Copy exactly, and only, the lines between the start of the entries below and the line containing "import numpy as np", both inclusive. Omit pictures.

start Records to use

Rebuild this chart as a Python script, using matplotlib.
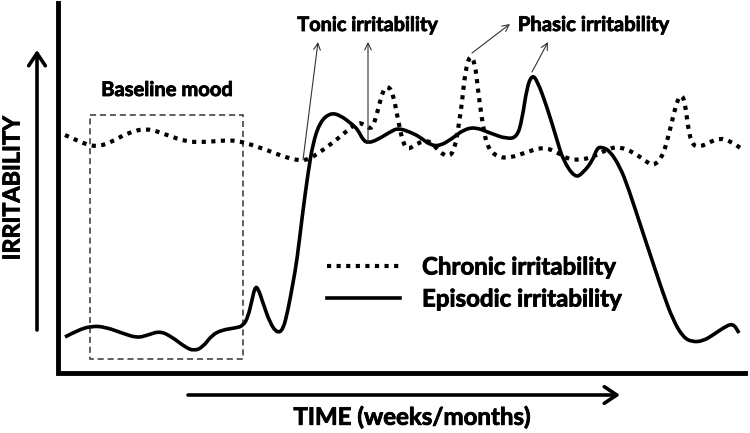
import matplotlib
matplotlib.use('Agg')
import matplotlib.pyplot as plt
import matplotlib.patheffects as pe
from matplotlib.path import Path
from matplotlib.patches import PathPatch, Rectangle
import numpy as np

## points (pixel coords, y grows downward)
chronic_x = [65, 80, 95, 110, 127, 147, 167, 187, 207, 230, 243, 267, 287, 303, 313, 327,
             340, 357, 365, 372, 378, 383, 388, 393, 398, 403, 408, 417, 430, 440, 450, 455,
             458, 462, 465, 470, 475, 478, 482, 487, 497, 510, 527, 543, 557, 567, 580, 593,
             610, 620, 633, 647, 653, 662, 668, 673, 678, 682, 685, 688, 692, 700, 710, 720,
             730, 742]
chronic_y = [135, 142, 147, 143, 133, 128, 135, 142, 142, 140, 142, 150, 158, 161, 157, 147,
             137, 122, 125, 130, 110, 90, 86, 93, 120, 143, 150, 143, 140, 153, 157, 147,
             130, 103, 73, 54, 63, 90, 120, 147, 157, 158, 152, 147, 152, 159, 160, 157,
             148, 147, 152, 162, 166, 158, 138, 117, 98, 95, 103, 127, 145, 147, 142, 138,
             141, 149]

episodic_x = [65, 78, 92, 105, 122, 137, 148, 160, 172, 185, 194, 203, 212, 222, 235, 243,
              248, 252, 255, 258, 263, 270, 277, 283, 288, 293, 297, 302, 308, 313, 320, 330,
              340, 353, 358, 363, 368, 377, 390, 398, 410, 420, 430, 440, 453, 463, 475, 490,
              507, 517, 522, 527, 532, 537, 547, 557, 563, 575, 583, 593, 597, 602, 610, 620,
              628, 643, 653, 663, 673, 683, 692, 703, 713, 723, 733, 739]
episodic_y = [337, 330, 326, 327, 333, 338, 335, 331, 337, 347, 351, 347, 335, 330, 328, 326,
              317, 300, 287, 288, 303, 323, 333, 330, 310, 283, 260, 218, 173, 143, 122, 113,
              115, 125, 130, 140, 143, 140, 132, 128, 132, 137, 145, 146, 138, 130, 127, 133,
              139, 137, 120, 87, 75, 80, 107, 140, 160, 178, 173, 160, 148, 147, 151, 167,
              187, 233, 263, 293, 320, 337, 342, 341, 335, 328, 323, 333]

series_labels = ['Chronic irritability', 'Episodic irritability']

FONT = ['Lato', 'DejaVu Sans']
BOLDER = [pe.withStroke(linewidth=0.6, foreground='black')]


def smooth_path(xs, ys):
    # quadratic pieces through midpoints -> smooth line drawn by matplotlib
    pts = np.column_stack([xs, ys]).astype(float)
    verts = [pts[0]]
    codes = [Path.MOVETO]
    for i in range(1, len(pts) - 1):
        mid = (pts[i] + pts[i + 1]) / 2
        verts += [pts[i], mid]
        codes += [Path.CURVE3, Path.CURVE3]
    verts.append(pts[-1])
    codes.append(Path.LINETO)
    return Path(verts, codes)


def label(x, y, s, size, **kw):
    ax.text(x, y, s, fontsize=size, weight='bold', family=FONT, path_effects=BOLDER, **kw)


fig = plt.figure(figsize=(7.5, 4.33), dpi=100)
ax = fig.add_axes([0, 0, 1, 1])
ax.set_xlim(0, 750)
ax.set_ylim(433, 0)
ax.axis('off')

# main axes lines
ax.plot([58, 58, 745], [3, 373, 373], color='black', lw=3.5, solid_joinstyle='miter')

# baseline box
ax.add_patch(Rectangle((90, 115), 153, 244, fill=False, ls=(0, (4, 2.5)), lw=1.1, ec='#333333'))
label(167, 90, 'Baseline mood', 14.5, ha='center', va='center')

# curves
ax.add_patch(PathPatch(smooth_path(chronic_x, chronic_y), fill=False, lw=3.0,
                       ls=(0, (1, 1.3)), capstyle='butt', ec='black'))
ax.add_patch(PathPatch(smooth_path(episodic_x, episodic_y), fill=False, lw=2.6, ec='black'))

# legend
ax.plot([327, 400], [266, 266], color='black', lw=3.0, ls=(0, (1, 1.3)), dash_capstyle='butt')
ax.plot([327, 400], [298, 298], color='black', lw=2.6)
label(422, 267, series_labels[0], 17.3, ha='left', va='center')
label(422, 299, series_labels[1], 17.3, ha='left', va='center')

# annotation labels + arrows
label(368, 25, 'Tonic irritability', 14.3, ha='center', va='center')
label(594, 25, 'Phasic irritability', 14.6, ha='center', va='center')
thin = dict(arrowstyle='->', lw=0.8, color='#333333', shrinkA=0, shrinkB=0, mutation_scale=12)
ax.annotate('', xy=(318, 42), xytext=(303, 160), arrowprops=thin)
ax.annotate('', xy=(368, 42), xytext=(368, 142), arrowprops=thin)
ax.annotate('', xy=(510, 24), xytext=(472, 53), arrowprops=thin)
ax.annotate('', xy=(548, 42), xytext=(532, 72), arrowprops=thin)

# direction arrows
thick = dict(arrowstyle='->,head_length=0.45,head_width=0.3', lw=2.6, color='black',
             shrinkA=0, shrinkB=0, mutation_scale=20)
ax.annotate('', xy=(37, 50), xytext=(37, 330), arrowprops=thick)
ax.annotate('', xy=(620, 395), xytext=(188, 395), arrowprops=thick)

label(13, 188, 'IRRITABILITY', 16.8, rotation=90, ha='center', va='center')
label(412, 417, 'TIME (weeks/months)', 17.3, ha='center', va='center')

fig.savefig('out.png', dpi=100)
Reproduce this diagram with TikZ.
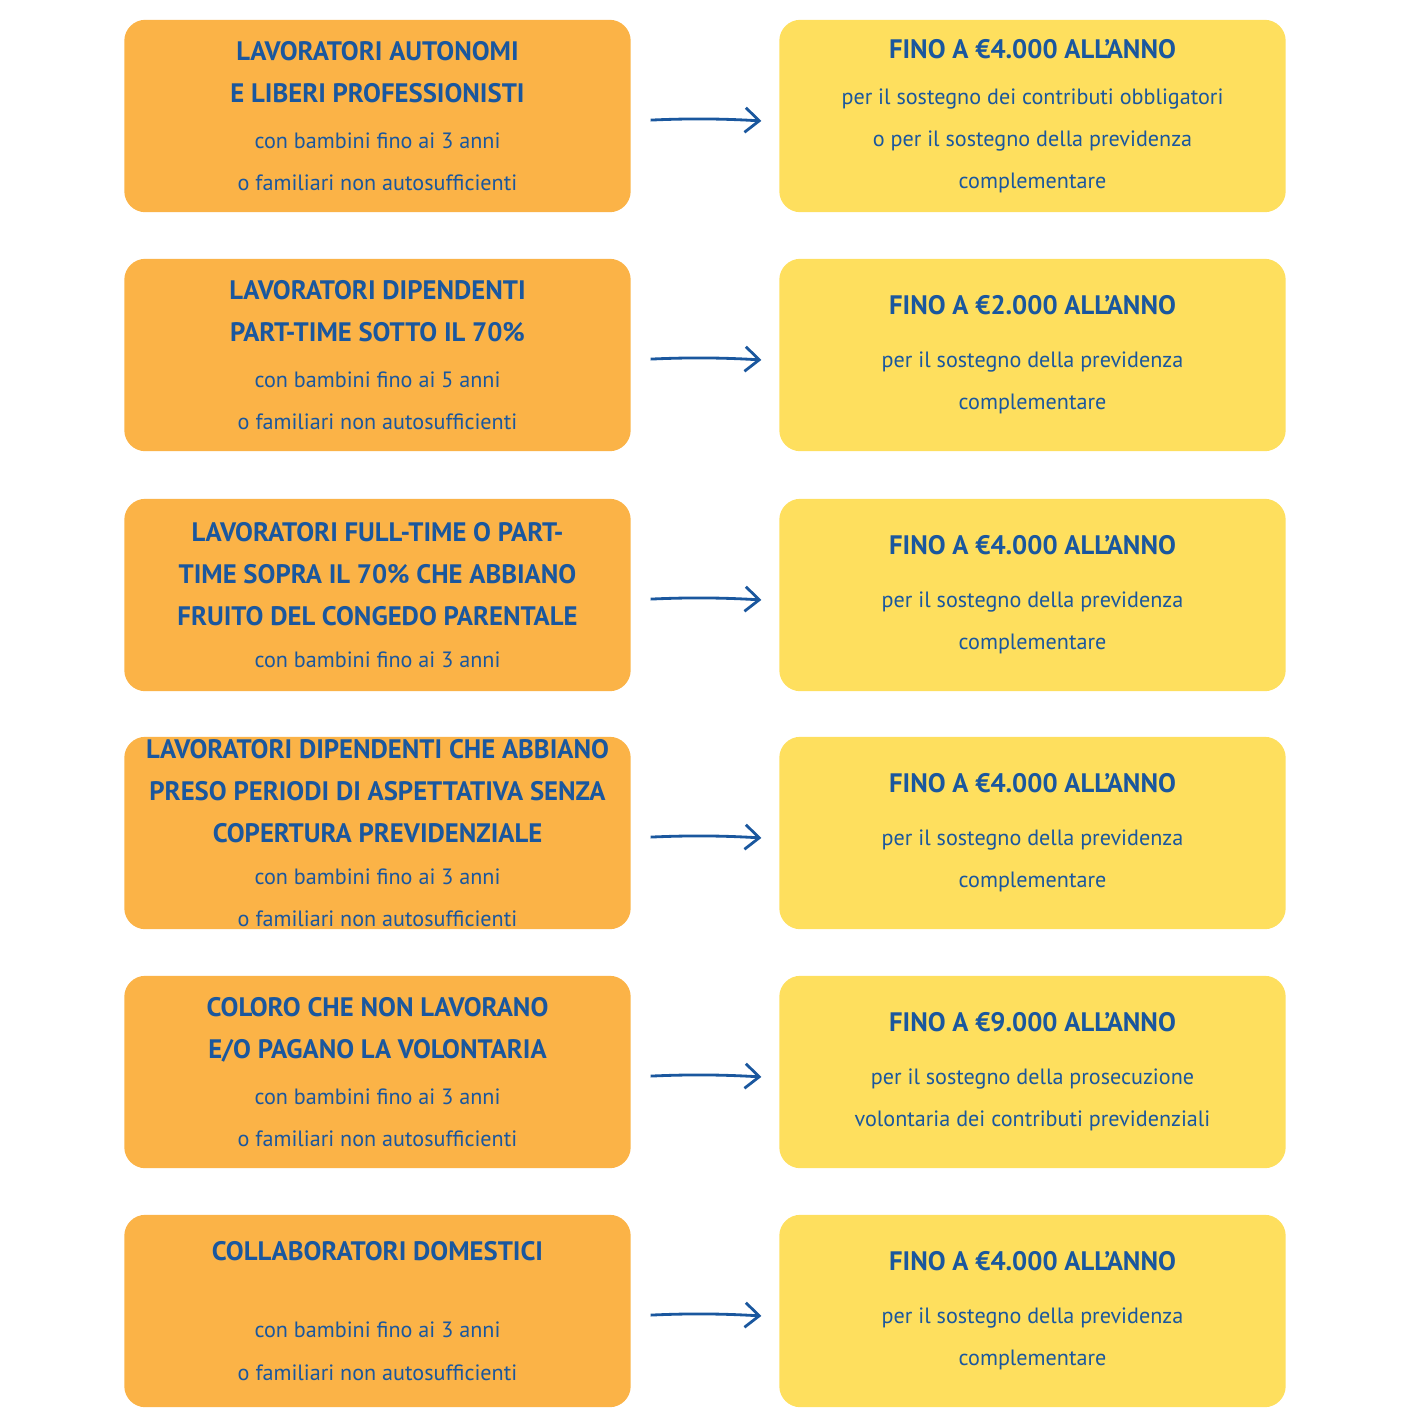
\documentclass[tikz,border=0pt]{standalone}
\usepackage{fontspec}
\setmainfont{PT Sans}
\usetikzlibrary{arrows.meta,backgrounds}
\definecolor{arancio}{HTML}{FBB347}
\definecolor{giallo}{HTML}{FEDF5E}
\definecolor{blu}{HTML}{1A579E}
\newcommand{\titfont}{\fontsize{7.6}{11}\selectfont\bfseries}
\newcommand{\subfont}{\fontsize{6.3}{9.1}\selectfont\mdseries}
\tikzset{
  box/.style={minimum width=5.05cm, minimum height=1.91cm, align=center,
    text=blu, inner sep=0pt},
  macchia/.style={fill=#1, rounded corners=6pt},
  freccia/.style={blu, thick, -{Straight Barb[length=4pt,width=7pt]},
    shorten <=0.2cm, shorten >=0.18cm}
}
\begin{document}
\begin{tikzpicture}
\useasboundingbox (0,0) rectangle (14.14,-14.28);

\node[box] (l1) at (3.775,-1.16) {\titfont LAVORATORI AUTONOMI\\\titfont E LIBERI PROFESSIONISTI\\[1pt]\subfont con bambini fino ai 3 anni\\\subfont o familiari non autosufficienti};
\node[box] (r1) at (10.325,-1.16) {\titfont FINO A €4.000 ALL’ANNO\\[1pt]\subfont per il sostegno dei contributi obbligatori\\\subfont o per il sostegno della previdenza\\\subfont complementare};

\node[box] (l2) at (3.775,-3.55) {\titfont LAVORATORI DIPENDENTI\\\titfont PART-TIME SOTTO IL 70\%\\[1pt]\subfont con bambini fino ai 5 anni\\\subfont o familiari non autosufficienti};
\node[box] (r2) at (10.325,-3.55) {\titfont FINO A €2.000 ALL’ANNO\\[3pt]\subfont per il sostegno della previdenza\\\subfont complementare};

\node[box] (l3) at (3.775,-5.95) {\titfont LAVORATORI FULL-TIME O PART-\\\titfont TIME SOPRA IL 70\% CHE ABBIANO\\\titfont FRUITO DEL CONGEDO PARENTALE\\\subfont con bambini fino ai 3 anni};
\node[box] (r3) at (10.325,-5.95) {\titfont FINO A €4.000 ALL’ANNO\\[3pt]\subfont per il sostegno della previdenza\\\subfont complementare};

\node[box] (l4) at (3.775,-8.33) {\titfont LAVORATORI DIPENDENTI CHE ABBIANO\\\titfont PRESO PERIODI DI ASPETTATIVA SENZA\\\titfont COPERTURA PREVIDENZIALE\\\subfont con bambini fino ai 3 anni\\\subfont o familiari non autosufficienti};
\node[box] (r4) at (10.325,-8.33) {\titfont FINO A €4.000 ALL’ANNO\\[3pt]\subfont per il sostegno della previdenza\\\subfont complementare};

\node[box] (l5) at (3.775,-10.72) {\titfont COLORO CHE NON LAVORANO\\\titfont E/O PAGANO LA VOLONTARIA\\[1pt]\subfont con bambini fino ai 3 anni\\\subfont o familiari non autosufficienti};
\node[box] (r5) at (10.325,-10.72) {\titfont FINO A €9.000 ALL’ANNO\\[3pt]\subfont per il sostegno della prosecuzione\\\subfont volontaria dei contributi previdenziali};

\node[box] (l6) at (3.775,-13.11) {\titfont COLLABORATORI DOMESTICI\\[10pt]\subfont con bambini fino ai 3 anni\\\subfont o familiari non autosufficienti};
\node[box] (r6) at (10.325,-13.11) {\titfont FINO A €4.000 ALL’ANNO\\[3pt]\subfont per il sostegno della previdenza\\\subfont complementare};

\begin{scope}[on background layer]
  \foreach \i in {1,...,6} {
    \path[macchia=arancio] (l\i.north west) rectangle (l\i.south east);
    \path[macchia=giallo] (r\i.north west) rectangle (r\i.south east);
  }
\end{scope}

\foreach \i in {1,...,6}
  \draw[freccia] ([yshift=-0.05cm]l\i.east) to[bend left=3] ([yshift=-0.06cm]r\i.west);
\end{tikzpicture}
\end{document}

end Records to use

**The solution:**
Rebuild this chart as a Python script, using matplotlib.
import matplotlib
matplotlib.use('Agg')
import matplotlib.pyplot as plt
import matplotlib.patheffects as pe
from matplotlib.path import Path
from matplotlib.patches import PathPatch, Rectangle
import numpy as np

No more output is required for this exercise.